With the cooler weather coming on I finally decided to venture out to the desert once again. I walk across the street and enter through the path along the block wall. The early morning shadows are still long and cool, but the desert sun is warming things rapidly. Ahead of me I see the Santa Ritas basking in the morning light. A flurry of sparrows flutters into the scrub. The black-throated sparrows are still here, but there are also white-crowned sparrows now, and possibly some Brewer’s sparrows.

I want to head south in the wash, which is actually uphill, but that is also the direction the sun is coming from and it shines straight down my binocular lenses—not the best for bird watching. I start to head north, which is downhill and makes the most sense as the sun will be at my back, but I’m so drawn to walk up the wash, so I turn around and head that way after all.

The cactus wrens scold from the brush. A curved-billed thrasher whistles from the top of a mesquite tree. Along the cliff wall I see movement and zero in on a rock wren hopping and bobbing about. Its shrill whistle rings off the canyon and is answered by another rock wren farther up the wash. I walk past the red cliff amazed at the thick mesquite root exposed by the erosion of the soil. It bulges out high above me as thick as a child’s arm and worms its way back into the cliff wall again. You have to be strong and resourceful to survive in the desert.

I find a shady spot under a different mesquite tree and sit on the gravel bank.
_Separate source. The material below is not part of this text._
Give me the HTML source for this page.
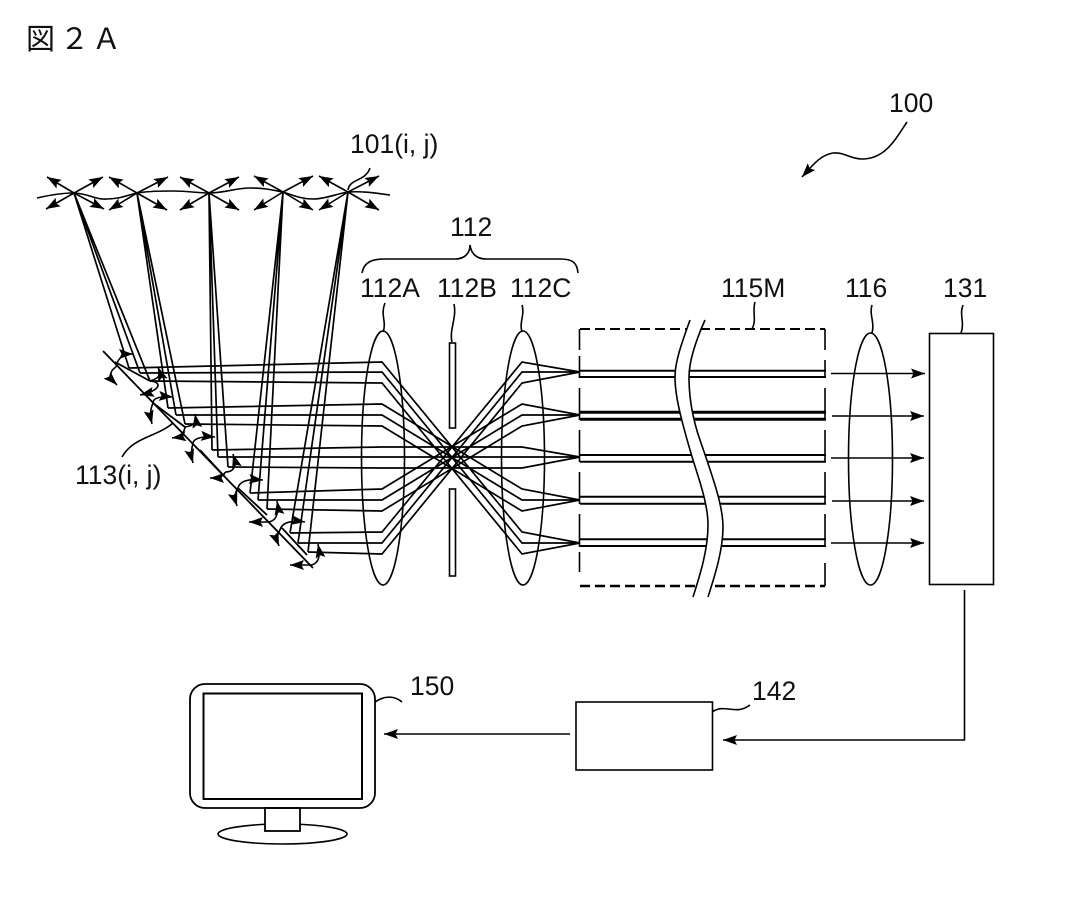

Down here it is so peaceful! From this sheltered spot all I see is nature and I am able to pretend the houses above me on the cliff do not exist. I absorb the silence into my being. This desert beauty is a salve to the soul. Zeet! A canyon towhee flies across the wash. Then, a loud squawking and chatter across the wash draws my attention. Two cactus wrens are arguing about a particularly juicy insect as they hop from branch to branch. I watch their argument amused. A curved –billed thrasher flies in to see what the ruckus is all about. Is he annoyed by their chatter, or hoping to snatch their tidbit from them.

The thrashers and cactus wrens are year-round residents, but the purple martins have flown even farther south for the winter. Now the saguaros they called home are silent. I suppose there may be flickers still inhabiting some holes, but I have not seen them. Beside the saguaros my eyes are drawn to a bit of red. Is this the only autumn color I will see here in the desert? I do not know what I am looking at, but the bush before me has the most beautiful red seed pods dangling from it, and though I am far from New England, it does remind me of autumn there, with Christmas soon to follow.


Jess said...

Oh wow!!! Photos!! Not that your wonderfully descriptive writting needs photos, but it is always a nice touch :)!

Kathie Brown said...

Thanks Jess! I'm working on it! More photos to follow.